It's not every day that a director takes one of the most-beloved manga comic book series and brings it to life on the big screen. In fact, it took nearly 20 years for James Cameron to find someone to transform his script into Alita: Battle Angel, based on Yukito Kishiro's comic book Gunnm.
The movie, out on Valentine's Day, is a gritty, cyberpunk homage to Kishiro's 1990 work that takes place in a post-apocalyptic world and follows a cyborg named Alita (Rosa Salazar) as she navigates an unfamiliar world. There are some differences between the movie, Alita, and the manga comics, but the story is largely the same. As in the comics, Alita is initially lost, battered, and hopeless. Dr. Dyson Ido, portrayed in the film by Christoph Waltz, finds Alita's discarded head in a scrapyard and takes it upon himself to "fix" her by rebuilding parts of her robotic body. Slowly, some of Alita's memories come back to her, and she remembers that she's highly skilled in martial arts and becomes a formidable bounty hunter, among other things, as she searches for her lost identity.
The universe Alita lives in now is violent. Criminals run rampant through the streets, and bounty hunters viciously compete with one another to catch the most prey. For entertainment, bloodthirsty viewers watch citizens compete in a game called Motorball, in which competitors brutally attack one another in gladiator-style battle. Winners, Alita learns, get the chance to go to Zalem, a rich world in the sky devoid of the garbage and carnage plaguing earth-tied Iron City. (The prospect of a better life proves too good for even Alita to pass up, so movie-goers can definitely expect some wild fight scenes from our main star.) While the action in the film is riveting, it's not nearly as graphic or bloody as it is in the comic books (the film is only rated PG-13).
The story's pacing is faster than the comics, as well. The movie combines multiple elements spanning across the comic-book series, meshing some of the timelines and events.
Alita's appearance has also been a major topic of discussion amongst fans.
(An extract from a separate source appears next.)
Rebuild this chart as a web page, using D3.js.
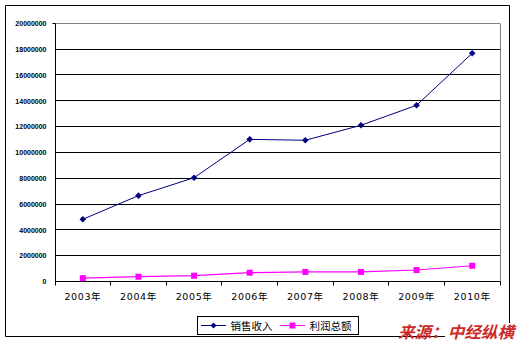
<!DOCTYPE html>
<html>
<head>
<meta charset="utf-8">
<script src="https://cdn.jsdelivr.net/npm/d3@7"></script>
<style>
  html, body { margin: 0; padding: 0; background: #fff; }
  svg { display: block; }
</style>
</head>
<body>
<svg id="chart" width="521" height="344"></svg>
<script>
// Annual sales revenue and total profit, 2003–2010
const years = ["2003年", "2004年", "2005年", "2006年", "2007年", "2008年", "2009年", "2010年"];
const sales = [4820000, 6650000, 8040000, 11010000, 10940000, 12100000, 13650000, 17680000];
const profit = [260000, 370000, 450000, 680000, 740000, 740000, 890000, 1220000];
const yTicks = [0, 2000000, 4000000, 6000000, 8000000, 10000000, 12000000, 14000000, 16000000, 18000000, 20000000];
const seriesNames = ["销售收入", "利润总额"];
const sourceText = "来源：中经纵横";

const svg = d3.select("#chart");
const W = 521, H = 344;
const plot = { left: 55, right: 500, top: 23.3, bottom: 281.5 };

svg.append("rect").attr("width", W).attr("height", H).attr("fill", "#fff");

// Outer frame (bottom-right corner left open for the source note)
svg.append("path")
  .attr("d", "M445,336.5 L5.5,336.5 L5.5,5.5 L509.5,5.5 L509.5,323")
  .attr("fill", "none").attr("stroke", "#000").attr("stroke-width", 1);

const x = d3.scaleBand().domain(years).range([plot.left, plot.right]).padding(0);
const y = d3.scaleLinear().domain([0, 20000000]).range([plot.bottom, plot.top]);
const cx = d => x(d) + x.bandwidth() / 2;
const snap = v => Math.round(v - 0.5) + 0.5;

// Horizontal gridlines
svg.append("g").selectAll("line").data(yTicks.filter(t => t > 0)).join("line")
  .attr("x1", plot.left).attr("x2", plot.right)
  .attr("y1", d => snap(y(d))).attr("y2", d => snap(y(d)))
  .attr("stroke", d => d === 20000000 ? "#808080" : "#000")
  .attr("stroke-width", 1);

// Right edge of the plot area
svg.append("line")
  .attr("x1", snap(plot.right)).attr("x2", snap(plot.right))
  .attr("y1", snap(y(20000000))).attr("y2", snap(plot.bottom))
  .attr("stroke", "#808080");

// Y axis
const yAxis = d3.axisLeft(y).tickValues(yTicks).tickSize(0).tickPadding(9).tickFormat(d3.format("d"));
const gy = svg.append("g").attr("transform", `translate(${snap(plot.left)},0)`).call(yAxis);
gy.select(".domain").attr("stroke", "#000").attr("d", `M0,${snap(plot.bottom)}V${snap(y(20000000))}H-3`);
gy.selectAll("text")
  .attr("font-family", "Arial, 'Liberation Sans', sans-serif")
  .attr("font-size", 7).attr("font-weight", "bold").attr("fill", "#000");

// X axis with ticks on category boundaries
const gx = svg.append("g").attr("transform", `translate(0,${snap(plot.bottom)})`);
gx.append("line").attr("x1", plot.left).attr("x2", plot.right + 0.5).attr("stroke", "#000");
gx.selectAll("line.tick").data(years.concat(["end"])).join("line").attr("class", "tick")
  .attr("x1", d => snap(d === "end" ? plot.right : x(d)))
  .attr("x2", d => snap(d === "end" ? plot.right : x(d)))
  .attr("y1", 0).attr("y2", 4).attr("stroke", "#000");
gx.selectAll("text").data(years).join("text")
  .attr("x", d => cx(d)).attr("y", 18)
  .attr("text-anchor", "middle")
  .attr("font-family", "'DejaVu Sans', 'Noto Sans CJK SC', sans-serif")
  .attr("font-size", 9.5).attr("letter-spacing", 0.6).attr("fill", "#000")
  .text(d => d);

const line = d3.line().x((d, i) => cx(years[i])).y(d => y(d));

// Profit series (magenta, square markers)
svg.append("path").datum(profit).attr("d", line)
  .attr("fill", "none").attr("stroke", "#ff00ff").attr("stroke-width", 1.2);
svg.append("g").selectAll("rect").data(profit).join("rect")
  .attr("x", (d, i) => cx(years[i]) - 3).attr("y", d => y(d) - 3)
  .attr("width", 6).attr("height", 6).attr("fill", "#ff00ff");

// Sales series (navy, diamond markers: rotated squares)
svg.append("path").datum(sales).attr("d", line)
  .attr("fill", "none").attr("stroke", "#000080").attr("stroke-width", 1);
svg.append("g").selectAll("path").data(sales).join("path")
  .attr("transform", (d, i) => `translate(${cx(years[i])},${y(d)}) rotate(45)`)
  .attr("d", d3.symbol().type(d3.symbolSquare).size(22))
  .attr("fill", "#000080");

// Legend
const lg = svg.append("g");
lg.append("rect").attr("x", 197.5).attr("y", 316.5).attr("width", 161).attr("height", 18)
  .attr("fill", "#fff").attr("stroke", "#000");
const legendItems = [
  { name: seriesNames[0], color: "#000080", x0: 201, shape: "diamond" },
  { name: seriesNames[1], color: "#ff00ff", x0: 280, shape: "square" }
];
legendItems.forEach(it => {
  lg.append("line").attr("x1", it.x0).attr("x2", it.x0 + 25).attr("y1", 325.5).attr("y2", 325.5)
    .attr("stroke", it.color).attr("stroke-width", 1);
  if (it.shape === "diamond") {
    lg.append("path").attr("transform", `translate(${it.x0 + 12.5},325.5) rotate(45)`)
      .attr("d", d3.symbol().type(d3.symbolSquare).size(18)).attr("fill", it.color);
  } else {
    lg.append("rect").attr("x", it.x0 + 9.5).attr("y", 322.5).attr("width", 6).attr("height", 6).attr("fill", it.color);
  }
  lg.append("text").attr("x", it.x0 + 29.5).attr("y", 329.8)
    .attr("font-family", "'Noto Sans CJK SC', sans-serif").attr("font-size", 10.5)
    .attr("fill", "#000").text(it.name);
});

// Source note
svg.append("text").attr("x", 398).attr("y", 337.5)
  .attr("font-family", "'Noto Sans CJK SC', sans-serif")
  .attr("font-size", 16).attr("font-weight", "bold").attr("font-style", "italic")
  .attr("fill", "#cc2a2a").attr("textLength", 116).attr("lengthAdjust", "spacingAndGlyphs")
  .text(sourceText);
</script>
</body>
</html>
Transforming an illustration into a live-action character is always a challenge for filmmakers, and the decision to use CGI to depict Alita perplexed some. Cameron, however, stands by the choice he and Rodriguez made to make Alita appear less human with the addition of larger eyes and robotic limbs.
"I was intrigued by the technical challenge of a photo-real human character done in CG," Cameron told Den of Geek. "So with the exception of the size of her eyes and her ability to leap further, move faster, things like that, and to be dismembered and still functioning — those are the CG parts of her. But we had to make her photo-real. We had to make her sort of flesh and blood." As for the effectiveness of said CG, well, the reviews are mixed. One complaint is that the character was created in the male gaze, with the result being bigger breasts, too-small waist, and overt sexualization. Leading actress Salazar, however, disagrees and told Playboy she thinks Alita's bodily transformation was appropriate given that she goes from teenager to adult.
"The creator, Yukito Kishiro, didn't give her these Murakami tits and ass," she said. "Alita finds and is given her new Berserker Body, and it's really interesting because she's going from 14 to 18. That's a whole, formative experience for a woman... She goes from a child-like [figure], a flatter chest, a more proportionate young teen body, to a woman's body." She added that she sees it as "a very natural process."
Changes and all, Kishiro gives the adaptation a thumbs up.
"For the old fans who've been following the franchise and the IP [intellectual property] for a very long time, I think I can safely say that this movie really carries the core and the essence of what was in the original works," he told CBR.com. "I think there's a lot of reason to be excited and to stay tuned for what comes next."
So, does the film match up to the comic series? That's ultimately for you to decide.